Luther on Dying

1st Corinthians 15:16-17
For if the dead are not raised, then Christ has not been raised. If Christ has not been raised, your faith is futile and you are still in your sins.

Martin Luther wrote, "it has been widely said that he who fears death is a fool, for by doing this he loses life." This would be a great saying, if anyone could live by it. Everyone knows that people don't get anywhere by fearing death, they only ruin their lives and are never happy. We see this all the time in people who are in a deep sadness, anticipating death and not much else in life. They can't be comforted or feel joyful even if you wrapped them in golden robes, filled them with the best food and drink, and offered them all kinds of entertainment, even music on the string instruments! They can't feel alive because they walk around with morbid thoughts about death all the time, so they are practically dead already! People tell us that the best thing to do is to throw off this fear, force out of our minds, say to ourselves why worry, after all when we're dead we're dead! As Paul wrote in I Corinthians , "eat, drink and be merry for tomorrow we may die! (15:32) But this is a shortcut because it pretends that God's anger, hell and damnation don't exist. Christians cannot do that. We can't just toss the baby out with the bathwater, we can't just toss reality out of our hearts because we want to believe nothing bad will ever happen to us. In fact if they were to do this, most Christians would feel more fear as their faith would struggle to grow. So we comfort them by saying, friend, if you are continually distressed by life, if you feel poor and miserable, then take care of where you stand for some of these things are happening BECAUSE you are a Christian! If you were not a Christian, you wouldn't care about God's anger or hell! But guard yourself against fear, and always hold on to the fact that Christ is risen from the dead for your sake!"

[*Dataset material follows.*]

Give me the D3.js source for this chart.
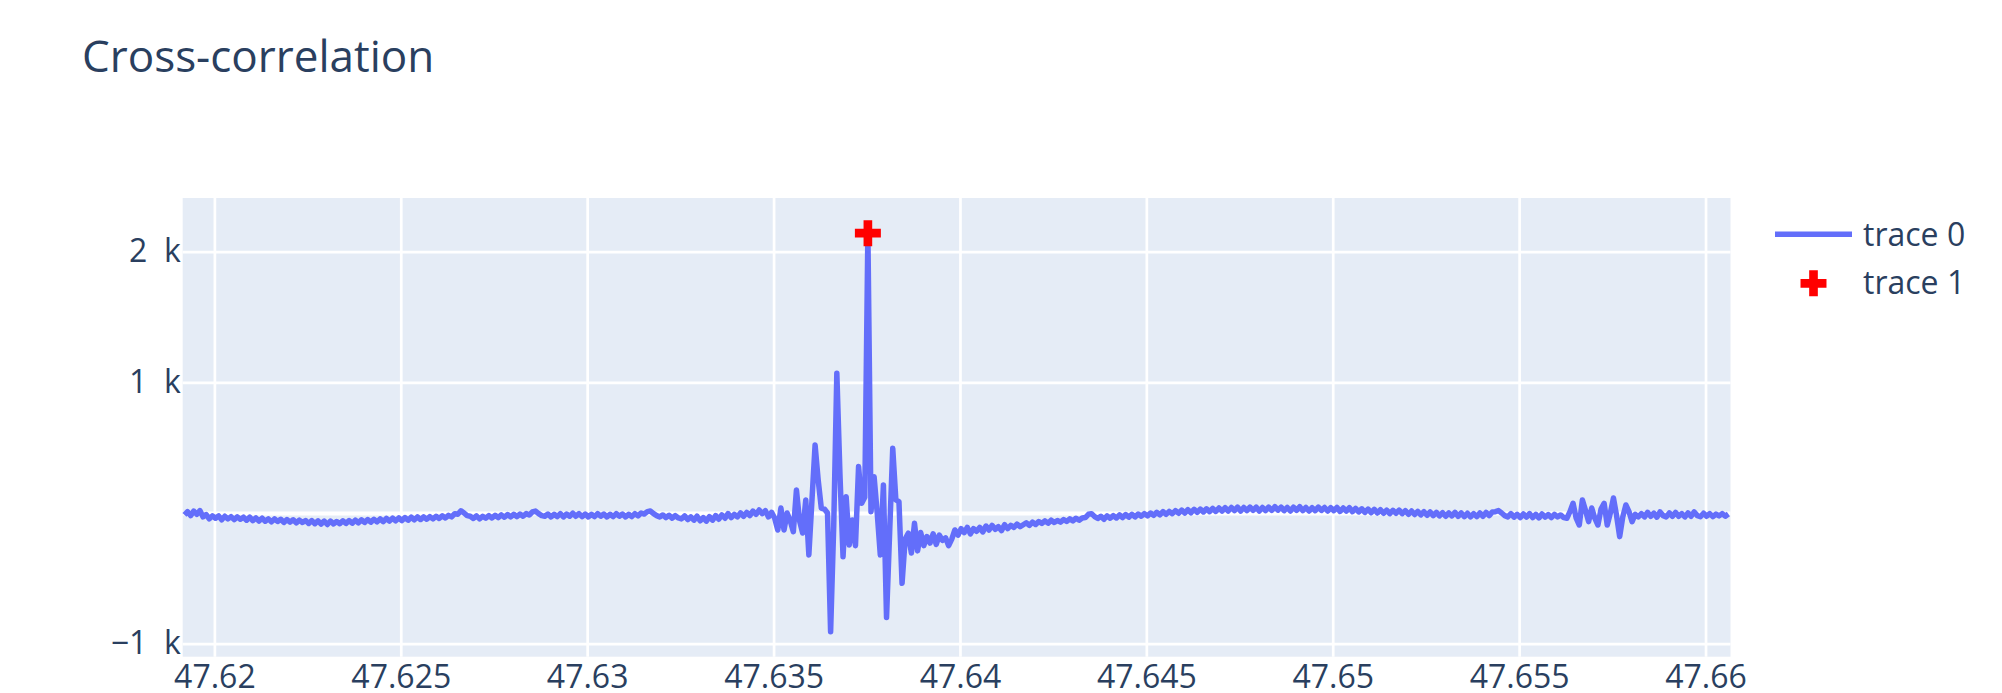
<!DOCTYPE html>
<html>
<head>
<meta charset="utf-8">
<script src="https://cdn.jsdelivr.net/npm/d3@7"></script>
<style>
  body { margin: 0; background: #fff; }
  text { font-family: "Open Sans", sans-serif; fill: #2a3f5f; }
</style>
</head>
<body>
<svg id="chart" width="2002" height="693"></svg>
<script>
var title = "Cross-correlation";

// cross-correlation lags, sampled at 12 kHz starting at startTime
var startTime = 47.619197;
var sampleRate = 12000;
var xcorr = [
  -15, 10, -20, 15, -10, 18, -30, -12, -45, -22,
  -40, -22, -52, -25, -45, -28, -50, -30, -48, -32,
  -55, -32, -58, -38, -62, -40, -63, -45, -68, -45,
  -65, -48, -72, -50, -70, -52, -75, -55, -72, -58,
  -80, -58, -82, -60, -85, -62, -88, -62, -84, -65,
  -82, -60, -80, -58, -78, -55, -75, -52, -72, -50,
  -70, -48, -68, -45, -66, -42, -62, -40, -60, -38,
  -58, -35, -55, -32, -52, -30, -50, -30, -48, -28,
  -45, -25, -42, -22, -38, -18, -30, -5, -10, 17,
  0, -20, -25, -42, -22, -45, -25, -40, -20, -38,
  -18, -35, -15, -32, -12, -30, -10, -28, -8, -25,
  -5, -15, 8, 15, -5, -20, -25, -8, -30, -10,
  -28, -5, -30, -8, -25, -2, -25, -5, -28, -8,
  -30, -10, -28, -5, -25, -8, -30, -10, -28, -5,
  -25, -8, -30, -10, -28, -5, -22, 0, -8, 10,
  15, -5, -20, -30, -15, -35, -18, -40, -20, -38,
  -45, -22, -50, -30, -55, -25, -60, -35, -62, -28,
  -55, -20, -48, -15, -40, -5, -35, -10, -30, 0,
  -25, 5, -20, 15, -10, 23, -5, 18, -30, 5,
  -40, -130, 38, -130, 0, -60, -143, 176, -60, -153,
  100, -321, 100, 520, 253, 38, 30, 0, -909, -100,
  1070, 300, -335, 125, -245, -54, -250, 355, 74, 120,
  2142, 10, 278, 0, -321, 214, -800, -150, 495, 100,
  87, -538, -200, -155, -306, -79, -290, -150, -250, -180,
  -230, -160, -240, -170, -210, -190, -250, -200, -130, -170,
  -120, -150, -110, -160, -120, -140, -110, -145, -100, -130,
  -95, -125, -105, -135, -90, -120, -95, -110, -85, -105,
  -90, -75, -95, -70, -88, -65, -80, -60, -78, -55,
  -72, -58, -70, -50, -65, -45, -60, -40, -55, -38,
  -35, -10, -5, -28, -42, -25, -48, -22, -40, -20,
  -38, -15, -35, -12, -32, -10, -30, -8, -25, -5,
  -22, 0, -18, 5, -15, 10, -10, 12, -5, 18,
  -2, 22, 0, 25, 2, 28, 5, 30, 8, 32,
  10, 35, 12, 38, 15, 40, 15, 42, 18, 45,
  15, 42, 18, 45, 20, 45, 15, 42, 18, 45,
  20, 48, 22, 45, 18, 42, 15, 45, 20, 48,
  18, 42, 15, 40, 18, 45, 20, 42, 15, 40,
  18, 42, 12, 38, 15, 40, 10, 35, 8, 32,
  5, 30, 2, 28, 0, 25, -2, 22, -5, 20,
  -2, 22, -5, 18, -10, 15, -12, 12, -15, 10,
  -18, 8, -20, 5, -22, 2, -25, 0, -22, 5,
  -25, 0, -28, -2, -30, -5, -28, 0, -25, 5,
  -20, 8, 10, 18, 0, -20, -30, -5, -32, -10,
  -35, -8, -32, -5, -35, -10, -38, -8, -32, -12,
  -35, -10, -30, -15, -35, -40, 10, 74, -40, -92,
  100, 20, -66, 38, -40, -92, 30, 74, -92, 0,
  115, -20, -181, -30, 61, 10, -66, -10, -30, -5,
  -30, 5, -25, -2, -32, 8, -20, -30, 0, -25,
  5, -25, -5, -30, 0, -25, 8, -20, -28, -2,
  -25, -5, -28, -8, -22, -5, -25, -8
];

// detected peak
var peakTime = [47.63753];
var peakValue = [2142];

var xTicks = [47.62, 47.625, 47.63, 47.635, 47.64, 47.645, 47.65, 47.655, 47.66];
var yTicks = [-1000, 0, 1000, 2000];
var legendNames = ["trace 0", "trace 1"];

var lineColor = "#636efa";
var markerColor = "#ff0000";

var plot = { left: 182.7, right: 1730.5, top: 198, bottom: 656.7 };

var svg = d3.select("#chart");

var x = d3.scaleLinear()
    .domain([47.61915, 47.66067])
    .range([plot.left, plot.right]);

var y = d3.scaleLinear()
    .domain([-1100, 2411])
    .range([plot.bottom, plot.top]);

var points = xcorr.map(function (v, i) {
    return { t: startTime + i / sampleRate, v: v };
});

// plot background
svg.append("rect")
    .attr("x", plot.left)
    .attr("y", plot.top)
    .attr("width", plot.right - plot.left)
    .attr("height", plot.bottom - plot.top)
    .attr("fill", "#e5ecf6");

// grid
svg.append("g")
    .attr("transform", "translate(0," + plot.bottom + ")")
    .call(d3.axisBottom(x).tickValues(xTicks).tickSize(-(plot.bottom - plot.top)).tickFormat(""))
    .call(function (g) {
        g.select(".domain").remove();
        g.selectAll("line").attr("stroke", "#fff").attr("stroke-width", 2.7);
    });

svg.append("g")
    .attr("transform", "translate(" + plot.left + ",0)")
    .call(d3.axisLeft(y).tickValues(yTicks).tickSize(-(plot.right - plot.left)).tickFormat(""))
    .call(function (g) {
        g.select(".domain").remove();
        g.selectAll("line")
            .attr("stroke", "#fff")
            .attr("stroke-width", function (d) { return d === 0 ? 4.2 : 2.7; });
    });

// trace 0
var line = d3.line()
    .x(function (d) { return x(d.t); })
    .y(function (d) { return y(d.v); });

svg.append("path")
    .datum(points)
    .attr("d", line)
    .attr("fill", "none")
    .attr("stroke", lineColor)
    .attr("stroke-width", 5.5)
    .attr("stroke-linejoin", "round");

// trace 1
var cross = d3.symbol().type(d3.symbolCross).size(375);

svg.append("g")
    .selectAll("path")
    .data(peakTime)
    .enter().append("path")
    .attr("d", cross)
    .attr("transform", function (d, i) {
        return "translate(" + x(d) + "," + y(peakValue[i]) + ")";
    })
    .attr("fill", markerColor);

// tick labels
svg.append("g")
    .attr("transform", "translate(0," + plot.bottom + ")")
    .call(d3.axisBottom(x).tickValues(xTicks).tickSize(0).tickPadding(9)
        .tickFormat(function (d) { return String(d); }))
    .call(function (g) {
        g.select(".domain").remove();
        g.selectAll("text").attr("font-size", 32).attr("fill", "#2a3f5f")
            .attr("font-family", "Open Sans, sans-serif");
    });

svg.append("g")
    .attr("transform", "translate(" + plot.left + ",0)")
    .call(d3.axisLeft(y).tickValues(yTicks).tickSize(0).tickPadding(2)
        .tickFormat(function (d) {
            if (d === 0) return "";
            var n = d / 1000;
            return (n < 0 ? "\u2212" + (-n) : n) + "\u00a0\u00a0k";
        }))
    .call(function (g) {
        g.select(".domain").remove();
        g.selectAll("text").attr("font-size", 32).attr("fill", "#2a3f5f")
            .attr("font-family", "Open Sans, sans-serif");
    });

// legend
var legend = svg.append("g").attr("transform", "translate(1775,234.3)");

legend.append("line")
    .attr("x1", 0).attr("x2", 77)
    .attr("y1", 0).attr("y2", 0)
    .attr("stroke", lineColor)
    .attr("stroke-width", 5.5);

legend.append("path")
    .attr("d", cross)
    .attr("transform", "translate(38.5,49)")
    .attr("fill", markerColor);

legend.selectAll("text.name")
    .data(legendNames)
    .enter().append("text")
    .attr("class", "name")
    .attr("x", 88)
    .attr("y", function (d, i) { return i * 49; })
    .attr("dy", "0.35em")
    .attr("font-size", 32)
    .text(function (d) { return d; });

// title
svg.append("text")
    .attr("x", 82)
    .attr("y", 71.7)
    .attr("font-size", 44)
    .text(title);
</script>
</body>
</html>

Living in the 21st century it is difficult for us to imagine where Luther was coming from. When you stop to consider that the average lifespan during the time of Martin Luther was about 50, that many children and women who bore children died in childbirth, that Luther himself who was never married before he was a middle-aged man, lost one daughter to death whom he grieved his entire life, it goes without saying that we do not think of death in the same way as Luther did. People living during Luther's Day lived in constant fear of death. If disease, accidental death, poverty and starvation were not enough, there was the plague, wars and rumors of wars, brigands on the highway, in short a thousand ways to die we do not consider! Luther was pointing out what Jesus believed, that every moment between now and the time our lives came to an end are designed to be lived joyfully. Abundant Life is the calling of every child of God. In particular those who are baptized into the life, death and resurrection of Jesus, must joyfully live every moment of life , because we know death is not the end! Luther and Jesus' advice to the Christian was the same, it's not about "eating and drinking for tomorrow we may die" - it's about living life joyfully because tomorrow we will die, and in death pass beyond the sorrows and cares of this world into the joys of everlasting life with Christ in the next. Living life like that makes the world a better place here and now. It opens us up to the good things around us. Jesus died on a cross to be sure, you he died for us that we would know of a certainty there was nothing to fear, because he rose three days later! Christians are baptized into the death and resurrection of Jesus! It would do us well in this world, to not focus too much on the day-to-day "eat, to drink and be merry lest you die" or the "oh my God, oh my God, oh my God, I'm going to die some day" kind of thinking, but rather to look at every moment of life as the opportunity God's baptized children, to joyfully live our lives as a witness that our God has overcome every bad thing we could possibly imagine, even and especially death!